A casa di Ludovica e Roberto Palomba
La ristrutturazione di un antico frantoio firmata dalla coppia di designer e architetti
In un piccolo paese dove la vita è dolce, Roberto Palomba e Ludovica Serafini, coppia di designer e architetti più celebre del made in Italy, ha scelto un antico frantoio per trasformarlo in spazio di decompressione, ma anche di divertita socialità.
Dalla strada non si nota granché ma già l’ingresso, una luminosa stanza a cielo aperto con grandi archi, lascia presagire qualcosa di speciale. Che appare scendendo pochi gradini: un susseguirsi di spazi enormi, dall’altezza solenne di una cattedrale alleggerita dall’eleganza dei soffitti voltati del ’600. “Era un frantoio”, spiega Ludovica, “con i soffitti di tufo anneriti dal fuoco, forti dislivelli, tanti ambienti chiusi immersi nel buio.
"Ci siamo innamorati dello spazio immediatamente, il progetto è nato in pochi minuti, l’intera ristrutturazione è durata 5 mesi, con soltanto 5 visite al cantiere grazie al team eccezionale di artigiani locali. Rendere domestico uno spazio produttivo è un percorso affascinante, misterioso, del frantoio percepivo il genius loci quasi sulla mia pelle. L’architettura per me è la risposta all’ispirazione che sento quando entro in un luogo, io vedo non quello che è al momento, ma quello che è in realtà. Risolto il problema della luce, bucando il soffitto della stanza di ingresso esposta a nord e portato in casa il Salento attraverso le terrazze su più livelli, abbiamo pensato all’arredo.
"Che è fatto di pochi pezzi, empatici, che stanno bene insieme ma ognuno con la sua aria di pertinenza. Materiali naturali, il bianco clean della calce e la texture forte della pietra leccese come unica decorazione, esprimono la mia idea di semplicità che contiene in sé il concetto di onestà. Il desiderio era di entrare in un luogo di decompressione, nel vecchio frantoio mi fermo, sono io, il mondo resta fuori”.

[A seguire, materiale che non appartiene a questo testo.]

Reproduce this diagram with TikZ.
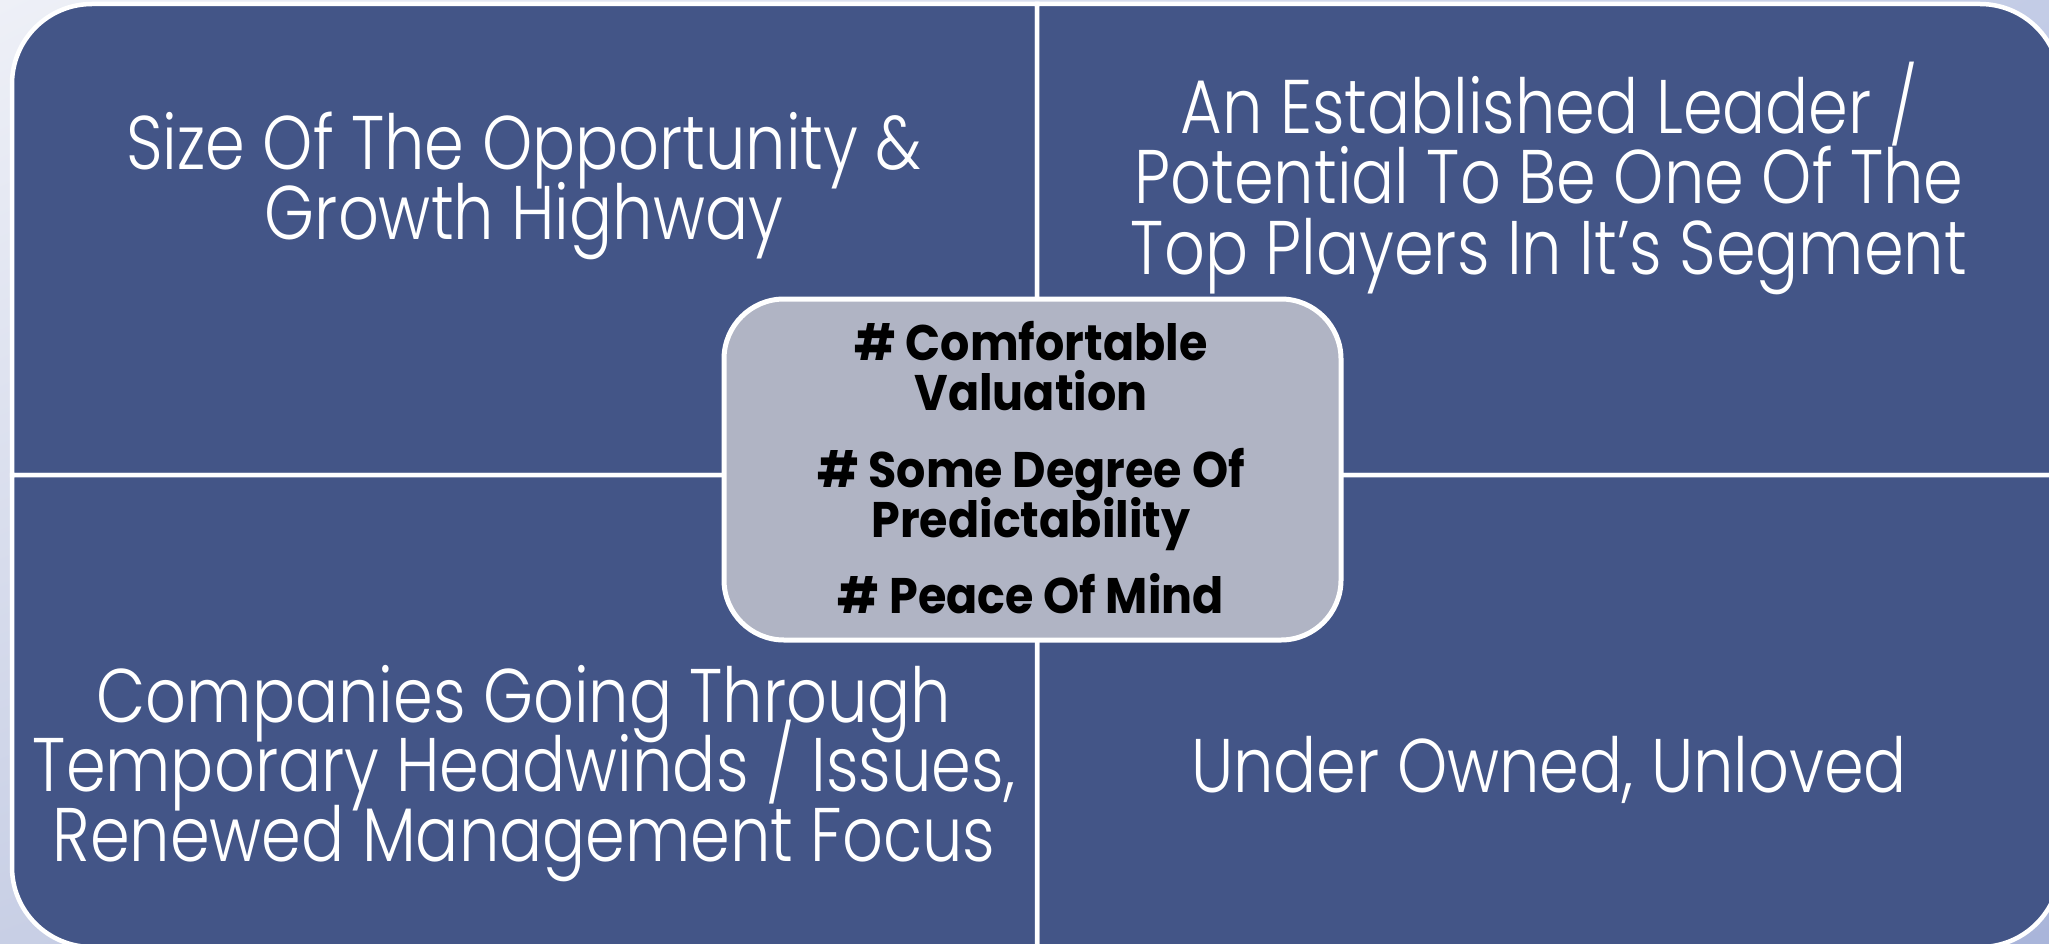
\documentclass[tikz,border=0pt]{standalone}
\usepackage{fontspec}
\usetikzlibrary{shadings}
\setmainfont{Poppins}
\newfontfamily\lightfont{Poppins Light}[FakeStretch=0.84]
\newfontfamily\hubfont{Poppins}[FakeStretch=0.92]
\definecolor{quadfill}{HTML}{435587}
\definecolor{hubfill}{HTML}{B0B4C4}
\definecolor{bgA}{HTML}{EEF0F7}
\definecolor{bgB}{HTML}{C3CCE6}
\definecolor{bgC}{HTML}{C8CFE5}
\definecolor{bgD}{HTML}{A9B5DA}
% fixed line pitch regardless of tall glyphs
\newcommand{\pitch}[2]{\fontsize{#1}{#2}\selectfont\lineskiplimit=-200pt\relax}
\begin{document}
\begin{tikzpicture}[x=1pt,y=-1pt,
  quad/.style={fill=quadfill,draw=white,line width=4.5pt},
  quadtext/.style={text=white,align=center,inner sep=0pt,anchor=base,
    font=\lightfont\pitch{76}{69.5}},
  hubbox/.style={fill=hubfill,draw=white,line width=5pt,rounded corners=60pt,
    minimum width=617pt,minimum height=341pt,inner sep=0pt},
  hubtext/.style={text=black,align=center,inner sep=0pt,anchor=base,
    font=\hubfont\bfseries\pitch{50}{50}}]
\useasboundingbox (0,0) rectangle (2049,944);
\clip (0,0) rectangle (2049,944);
% soft blue-grey backdrop
\shade[upper left=bgA,upper right=bgB,lower left=bgC,lower right=bgD]
  (0,0) rectangle (2049,944);
% the four quadrants, each rounded on its outer corner
\path[quad] (12,475) -- (12,84) arc[start angle=180,end angle=270,radius=80]
  -- (1037,4) -- (1037,475) -- cycle;
\path[quad] (1037,4) -- (1980,4) arc[start angle=270,end angle=360,radius=80]
  -- (2060,475) -- (1037,475) -- cycle;
\path[quad] (1037,475) -- (2060,475) -- (2060,867)
  arc[start angle=0,end angle=90,radius=80] -- (1037,947) -- cycle;
\path[quad] (12,475) -- (1037,475) -- (1037,947) -- (92,947)
  arc[start angle=90,end angle=180,radius=80] -- cycle;
% quadrant captions (anchored on the baseline of their last line)
\node[quadtext] (tl) at (524,239) {Size Of The Opportunity \&\\Growth Highway};
\node[quadtext,font=\lightfont\pitch{76}{70.5}] (tr) at (1549,274)
  {An Established Leader /\\Potential To Be One Of The\\Top Players In It’s Segment};
\node[quadtext] (bl) at (524,861) {Companies Going Through\\Temporary Headwinds / Issues,\\Renewed Management Focus};
\node[quadtext] (br) at (1549,792) {Under Owned, Unloved};
% central box
\node[hubbox] (hub) at (1032.5,469.5) {};
\node[hubtext] (h1) at (1031,410) {\# Comfortable\\Valuation};
\node[hubtext] (h2) at (1031,537) {\# Some Degree Of\\Predictability};
\node[hubtext] (h3) at (1031,613) {\# Peace Of Mind};
\end{tikzpicture}
\end{document}
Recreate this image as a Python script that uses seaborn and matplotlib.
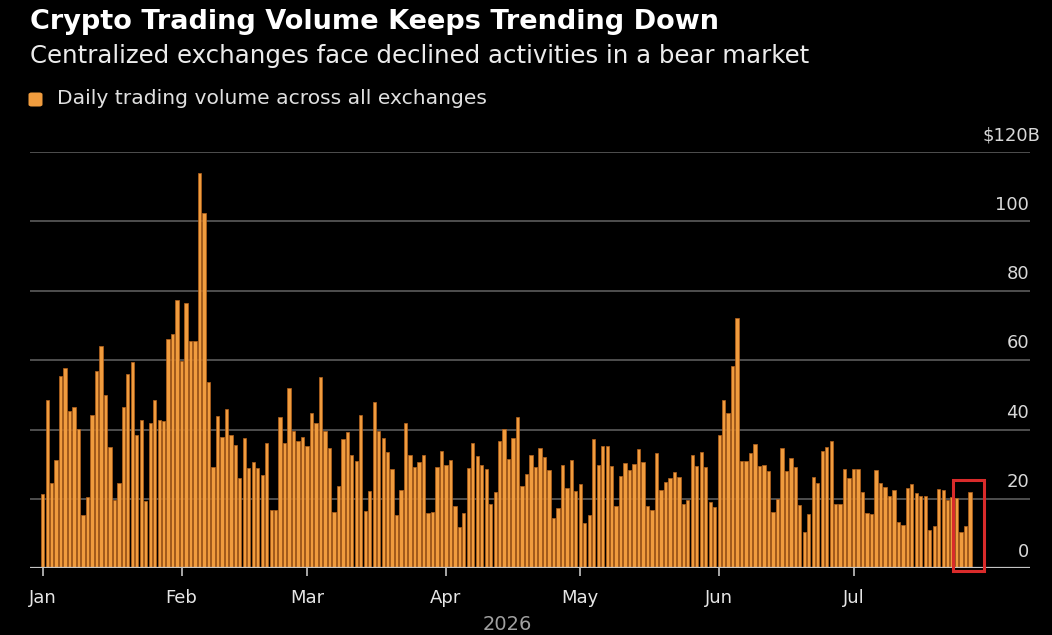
import numpy as np
import pandas as pd
import matplotlib
matplotlib.use('Agg')
import matplotlib.pyplot as plt
import matplotlib.transforms as mtransforms
from matplotlib.patches import Rectangle, FancyBboxPatch
import seaborn as sns

# daily volume, $B, Jan 1 .. Jul 27
volume = [
    21.3, 48.5, 24.7, 31.2, 55.5, 57.8, 45.4, 46.6, 40.2, 15.4,
    20.5, 44.2, 56.8, 64.2, 50.0, 35.0, 19.7, 24.7, 46.5, 56.0,
    59.6, 38.5, 42.8, 19.5, 41.9, 48.4, 42.7, 42.5, 66.1, 67.5,
    77.3, 59.7, 76.4, 65.5, 65.5, 114.0, 102.3, 53.6, 29.1, 44.0,
    37.8, 46.0, 38.3, 35.5, 26.1, 37.7, 28.8, 30.5, 29.0, 26.9,
    36.2, 16.8, 16.8, 43.7, 36.2, 52.1, 39.7, 36.8, 37.9, 35.3,
    44.9, 42.0, 55.2, 39.7, 34.6, 16.1, 23.8, 37.4, 39.3, 32.7,
    31.0, 44.2, 16.4, 22.3, 47.9, 39.7, 37.7, 33.6, 28.6, 15.4,
    22.6, 42.0, 32.7, 29.1, 30.5, 32.8, 16.0, 16.1, 29.1, 33.9,
    29.7, 31.1, 18.0, 11.8, 16.0, 28.8, 36.2, 32.4, 29.7, 28.5,
    18.5, 21.9, 36.7, 40.2, 31.6, 37.5, 43.7, 23.8, 27.2, 32.7,
    29.3, 34.8, 32.1, 28.3, 14.5, 17.4, 29.8, 23.2, 31.2, 22.4,
    24.4, 13.0, 15.4, 37.3, 29.8, 35.3, 35.3, 29.6, 18.0, 26.6,
    30.3, 28.3, 30.2, 34.5, 30.5, 18.0, 16.8, 33.3, 22.6, 25.0,
    26.1, 27.9, 26.2, 18.4, 19.7, 32.6, 29.5, 33.4, 29.3, 19.1,
    17.7, 38.4, 48.5, 44.9, 58.3, 72.2, 30.8, 30.8, 33.3, 35.7,
    29.5, 29.7, 28.1, 16.3, 19.9, 34.6, 28.0, 31.7, 29.1, 18.2,
    10.5, 15.6, 26.2, 24.7, 33.8, 34.9, 36.8, 18.6, 18.5, 28.6,
    26.1, 28.5, 28.6, 22.0, 15.9, 15.6, 28.3, 24.5, 23.3, 20.7,
    22.7, 13.4, 12.5, 23.2, 24.2, 21.8, 20.8, 20.9, 10.9, 12.2,
    22.9, 22.6, 19.7, 20.5, 20.2, 10.6, 12.3, 22.1,
]
start_date = '2026-01-01'
y_ticks = [0, 20, 40, 60, 80, 100, 120]
y_labels = ['0', '20', '40', '60', '80', '100', '$120B']
n_highlight = 4  # last days boxed in red

title = 'Crypto Trading Volume Keeps Trending Down'
subtitle = 'Centralized exchanges face declined activities in a bear market'
legend_label = 'Daily trading volume across all exchanges'

BG = '#000000'
BAR = '#f09c3e'
BAR_EDGE = '#b5621b'

dates = pd.date_range(start_date, periods=len(volume), freq='D')
df = pd.DataFrame({'pos': np.arange(len(volume)), 'volume': volume})

W, H = 1052, 635
fig = plt.figure(figsize=(W / 100, H / 100), dpi=100, facecolor=BG)
ax = fig.add_axes([30 / W, (H - 568.3) / H, 1000 / W, (568.3 - 152) / H])
ax.set_facecolor(BG)

# gridlines first so bars sit on top
for v in y_ticks[1:]:
    ax.axhline(v, color='#4f4f4f', lw=1.4, zorder=0)

sns.barplot(data=df, x='pos', y='volume', ax=ax, color=BAR, width=0.74,
            edgecolor=BAR_EDGE, linewidth=0.5, saturation=1, zorder=2,
            native_scale=True)

ax.axhline(0, color='#c4c4c4', lw=1.6, zorder=3)

step = 1000 / 4.48
x0 = -(42.7 - 30) / 4.48
ax.set_xlim(x0, x0 + step)
ax.set_ylim(0, 120)

for s in ax.spines.values():
    s.set_visible(False)
ax.set_xlabel('')
ax.set_ylabel('')
ax.set_yticks([])

month_pos = [i for i, d in enumerate(dates) if d.day == 1]
month_lab = [dates[i].strftime('%b') for i in month_pos]
ax.set_xticks(month_pos)
ax.set_xticklabels(month_lab)
ax.tick_params(axis='x', length=6, width=1.2, color='#c4c4c4', pad=9,
               labelsize=13, labelcolor='#e6e6e6', direction='out')

# y labels at right, sitting above each gridline
tr = mtransforms.blended_transform_factory(ax.transAxes, ax.transData)
for v, lab in zip(y_ticks, y_labels):
    xr = 0.999 if lab.isdigit() else 1.010
    ax.text(xr, v + 4.8, lab, transform=tr, ha='right', va='center',
            fontsize=13, color='#d8d8d8')

# red box around the last few days
last = len(volume) - 1
box = Rectangle((last - n_highlight + 0.3, -0.8), n_highlight + 2.7, 26.2,
                fill=False, edgecolor='#d92b2b', lw=2.2, zorder=4, clip_on=False)
ax.add_patch(box)

fig.text(507 / W, 1 - 625 / H, str(dates[0].year), ha='center', va='center',
         fontsize=14, color='#a0a0a0')

fig.text(30 / W, 1 - 22 / H, title, ha='left', va='center', fontsize=19.5,
         fontweight='bold', color='#ffffff')
fig.text(30 / W, 1 - 56 / H, subtitle, ha='left', va='center', fontsize=17.6,
         color='#ececec')

sq = FancyBboxPatch((28.5 / W, 1 - 106.5 / H), 14 / W, 14 / H,
                    boxstyle='round,pad=0,rounding_size=0.003',
                    transform=fig.transFigure, facecolor=BAR, edgecolor='none')
fig.patches.append(sq)
fig.text(57 / W, 1 - 98 / H, legend_label, ha='left', va='center',
         fontsize=14.6, color='#e0e0e0')

fig.savefig('out.png', dpi=100, facecolor=BG)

Roberto Palomba: “È la casa dove tutto e il suo contrario si incontrano, come è la nostra vita, come sono i nostri amici. Con 12 posti letto, solo perché ho fermato Ludovica! Ci muoviamo come una tribù, coesa, che condivide tantissimo, nella vita quotidiana in città, come nelle vacanze. Lo spazio è nato per la massima interazione ma anche per rispettare la privacy, è divertente vedere come ognuno si appropria di una parte, un divano, una seduta in terrazza, un’ombra, uno spicchio di sole... e al tramonto tutti davanti a un aperitivo.
"Il senso architettonico di questa casa è che lo spazio coincide con la vita delle persone che lo abitano. Tutto questo non nasce solo dal recupero di un luogo già di suo affascinante. Ma è frutto di un progetto, certo rispettoso del genius loci, ma plasmato come una seconda natura, una seconda vita. Siamo riusciti a lavorare al millimetro tanto che nessuno si accorge di quanto in realtà lo spazio sia stato rimaneggiato. Dove c’era buio, ora c’è luce.
"Nel vecchio frantoio si comprende la nostra visione dell’interior design, le nostre forme, i colori, i materiali e quel filo rosso che li unisce. È questa visione globale che mi affascina nel progetto di una casa: cambiando ogni singolo elemento lo scenario muta radicalmente, dalla scelta dei materiali, dell’architettura e fino all’ultimo dei complementi. Sono molto fiero di Ludovica che ha seguito quasi completamente il progetto, a dimostrare che le donne sono capaci di gestire strutture e calce. Non solo il colore degli asciugamani (che per altro ho scelto io)”.